Oil prices surge after Saudi air strikes in Yemen

Oil prices surge after Saudi air strikes in Yemen
Demonstrators gather and burn tyres in Yemen's strategic city of Taez during a protest on March 25, 2015, against the Shiite Huthi militia's arrival in the city.

TOKYO/SINGAPORE - Brent crude oil prices shot up nearly 6 per cent on Thursday after Saudi Arabia and its Gulf Arab allies began a military operation in Yemen, although Asian importers said they were not immediately worried about supply disruptions.

The strike against Iran-backed Houthi rebels who have driven the president from the country's capital could stoke concerns about the security of oil shipments from the Middle East.
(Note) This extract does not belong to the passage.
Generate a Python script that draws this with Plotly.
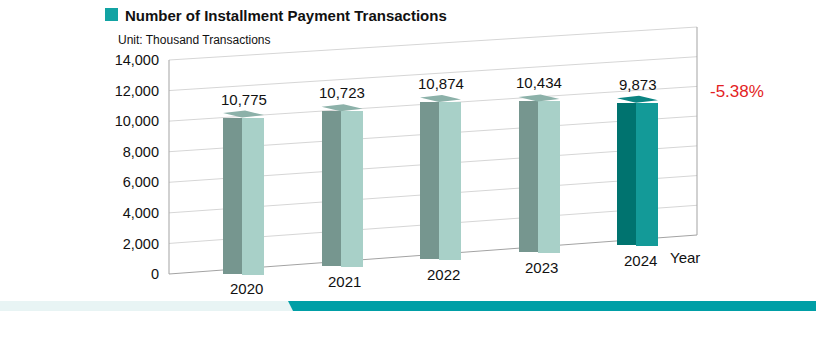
import plotly.graph_objects as go

# ---------------- data ----------------
years = ["2020", "2021", "2022", "2023", "2024"]
transactions = [10775, 10723, 10874, 10434, 9873]
y_ticks = [0, 2000, 4000, 6000, 8000, 10000, 12000, 14000]
y_tick_labels = ["0", "2,000", "4,000", "6,000", "8,000", "10,000", "12,000", "14,000"]
change_label = "-5.38%"
title_text = "Number of Installment Payment Transactions"
unit_text = "Unit: Thousand Transactions"
x_label = "Year"

# ---------------- layout geometry (pixels) ----------------
W, H = 816, 353
L, R, T, B = 169, 119, 20, 38
PW, PH = W - L - R, H - T - B
FONT = "Liberation Sans, Arial, sans-serif"

def px_x(px):
    return (px - L) / PW

def px_y(py):
    return (T + PH - py) / PH

# back wall (perspective parallelogram)
FLOOR_L, FLOOR_R, TOP_L, TOP_R = 274, 235, 60, 27
VMAX = y_ticks[-1]
k = (FLOOR_L - TOP_L) / VMAX
y_lo, y_hi = (FLOOR_L - (T + PH)) / k, (FLOOR_L - T) / k

def wall_right(v):
    py = FLOOR_R - v * (FLOOR_R - TOP_R) / VMAX
    return (FLOOR_L - py) / k

# bars (own overlaying axis for the front plane)
SLOT0_PX, SLOT_W = 242, 98.5
BASE0_PX, BASE_STEP_PX = 276, 7.05
k2 = 0.0147
x_rng = [(0 - (SLOT0_PX - L)) / SLOT_W, (PW - (SLOT0_PX - L)) / SLOT_W]
y2_lo, y2_hi = (BASE0_PX - (T + PH)) / k2, (BASE0_PX - T) / k2
wl, wr = 19 / SLOT_W, 22 / SLOT_W
RAISE_L, RAISE_R = 4.5, 2.5

n = len(years)
xs = list(range(n))
bases = [BASE_STEP_PX * i / k2 for i in xs]
left_cols = ["#76968f"] * (n - 1) + ["#00736f"]
right_cols = ["#a8d0c8"] * (n - 1) + ["#139a98"]
cap_cols = ["#8cb1a9"] * (n - 1) + ["#0b8482"]

fig = go.Figure()

# left (darker) faces
fig.add_trace(go.Bar(
    x=[i - wl / 2 for i in xs], y=[v - 2.5 / k2 for v in transactions],
    base=[b + 2.5 / k2 for b in bases], width=wl,
    marker=dict(color=left_cols, line=dict(width=0)),
    yaxis="y2", hoverinfo="skip", showlegend=False))

# right (lighter) faces
fig.add_trace(go.Bar(
    x=[i + wr / 2 for i in xs], y=[v - 1.5 / k2 for v in transactions],
    base=[b + 1.5 / k2 for b in bases], width=wr,
    marker=dict(color=right_cols, line=dict(width=0)),
    yaxis="y2", hoverinfo="skip", showlegend=False))

# top caps
for i, v in enumerate(transactions):
    top = bases[i] + v
    fig.add_trace(go.Scatter(
        x=[i, i - wl, i - wl + wr, i + wr, i],
        y=[top, top + RAISE_L / k2, top + (RAISE_L + RAISE_R) / k2,
           top + RAISE_R / k2, top],
        mode="lines", fill="toself", fillcolor=cap_cols[i],
        line=dict(width=0, color=cap_cols[i]),
        yaxis="y2", hoverinfo="skip", showlegend=False))

# ---------------- shapes ----------------
shapes = []
for v in y_ticks:
    if v == 0:
        continue
    shapes.append(dict(type="line", xref="paper", yref="y", x0=0, x1=1,
                       y0=v, y1=wall_right(v), layer="below",
                       line=dict(color="#d6d6d6", width=1)))
frame = dict(color="#a3a3a3", width=1)
shapes.append(dict(type="line", xref="paper", yref="y", x0=0, x1=1, y0=0,
                   y1=wall_right(0), layer="below", line=frame))
shapes.append(dict(type="line", xref="paper", yref="y", x0=0, x1=0, y0=0,
                   y1=VMAX, layer="below", line=frame))
shapes.append(dict(type="line", xref="paper", yref="y", x0=1, x1=1,
                   y0=wall_right(0), y1=wall_right(VMAX), layer="below", line=frame))

# title marker square
shapes.append(dict(type="rect", xref="paper", yref="paper",
                   x0=px_x(105), x1=px_x(118), y0=px_y(21), y1=px_y(8),
                   fillcolor="#12a3a3", line=dict(width=0)))

# bottom decorative strip
def path(pts):
    return "M " + " L ".join(f"{px_x(a):.5f},{px_y(b):.5f}" for a, b in pts) + " Z"

shapes.append(dict(type="path", xref="paper", yref="paper",
                   path=path([(0, 301), (288, 301), (293, 311), (0, 311)]),
                   fillcolor="#e8f4f4", line=dict(width=0)))
shapes.append(dict(type="path", xref="paper", yref="paper",
                   path=path([(288, 301), (W, 301), (W, 311), (293, 311)]),
                   fillcolor="#009fa6", line=dict(width=0)))

# ---------------- annotations ----------------
ann = []
for i, v in enumerate(transactions):
    top = bases[i] + v
    ann.append(dict(x=i + (wr - wl) / 2, y=top + (RAISE_L + RAISE_R) / k2,
                    xref="x", yref="y2",
                    text=f"{v:,}", showarrow=False, yanchor="bottom", yshift=1,
                    font=dict(family=FONT, size=15, color="#111111")))
    ann.append(dict(x=i + 4 / SLOT_W, y=bases[i], xref="x", yref="y2",
                    text=years[i], showarrow=False, yanchor="top", yshift=-2,
                    font=dict(family=FONT, size=15, color="#111111")))

ann.append(dict(x=px_x(685), y=px_y(257), xref="paper", yref="paper",
                text=x_label, showarrow=False, xanchor="center", yanchor="middle",
                font=dict(family=FONT, size=15, color="#111111")))
ann.append(dict(x=px_x(737), y=px_y(91), xref="paper", yref="paper",
                text=change_label, showarrow=False, xanchor="center", yanchor="middle",
                font=dict(family=FONT, size=17, color="#e31e24")))
ann.append(dict(x=px_x(123), y=px_y(15), xref="paper", yref="paper",
                text=f"<b>{title_text}</b>", showarrow=False, xanchor="left",
                yanchor="middle", font=dict(family=FONT, size=15, color="#111111")))
ann.append(dict(x=px_x(116), y=px_y(40), xref="paper", yref="paper",
                text=unit_text, showarrow=False, xanchor="left", yanchor="middle",
                font=dict(family=FONT, size=12, color="#111111")))

fig.update_layout(
    width=W, height=H,
    margin=dict(l=L, r=R, t=T, b=B, pad=0),
    paper_bgcolor="white", plot_bgcolor="white",
    barmode="overlay", bargap=0,
    showlegend=False,
    xaxis=dict(range=x_rng, visible=False, fixedrange=True),
    yaxis=dict(range=[y_lo, y_hi], tickvals=y_ticks, ticktext=y_tick_labels,
               showgrid=False, zeroline=False, showline=False, ticks="",
               ticklabelstandoff=9,
               tickfont=dict(family=FONT, size=14.5, color="#111111")),
    yaxis2=dict(range=[y2_lo, y2_hi], overlaying="y", visible=False),
    shapes=shapes, annotations=ann,
)

fig.write_html("out.html")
Oil prices jumped as traders saw the attacks as the latest incident in a conflict that is spiralling out of control in the world's richest oil region.

Brent crude oil futures rose as high as $59.71 a barrel, up almost 6 per cent since their last settlement, before dipping back to $58.84 a barrel at 0310 GMT, still up $2.36. US crude was up $2.19 at $51.40 a barrel.

"There is a big confrontation between Iran and Saudi (Arabia), between Sunnis and Shi'ites, in Syria and Iraq. This is more evidence that the geopolitical risk in the Middle East has become chronic," said Tony Nunan, risk manager at Japan's Mitsubishi Corp.

Despite the price jump, importers of Middle East oil were not immediately concerned about disruptions.

"Just because Saudi and others conducted air strikes doesn't mean the oil market becomes suddenly tight," said Masaki Suematsu, manager of the energy team at brokerage Newedge Japan in Tokyo.

He cautioned, though, that the conflict could spiral further beyond the airstrikes.

In South Korea, another big Asian importer, officials said the current troubles occurred near the Red Sea, waters that Arab Gulf supplies do not pass through on their way to Asia.

But Arab producers like Saudi Arabia, the United Arab Emirates, Kuwait and Iraq have to pass Yemen's coastlines via the tight Gulf of Aden in order to get through the Red Sea and Suez Canal to Europe.

The narrow waters between Yemen and Djibouti, at less than 40 kms (25 miles) wide, are considered a "chokepoint" to global oil supplies by the US Energy Information Administration and the region is heavily militarized by western navies.

Despite Thursday's price jumps, oil prices still remain around 50 per cent lower than in June 2014, when prices began to fall as surging global production was met with slowing demand and lower economic growth, especially in Asia.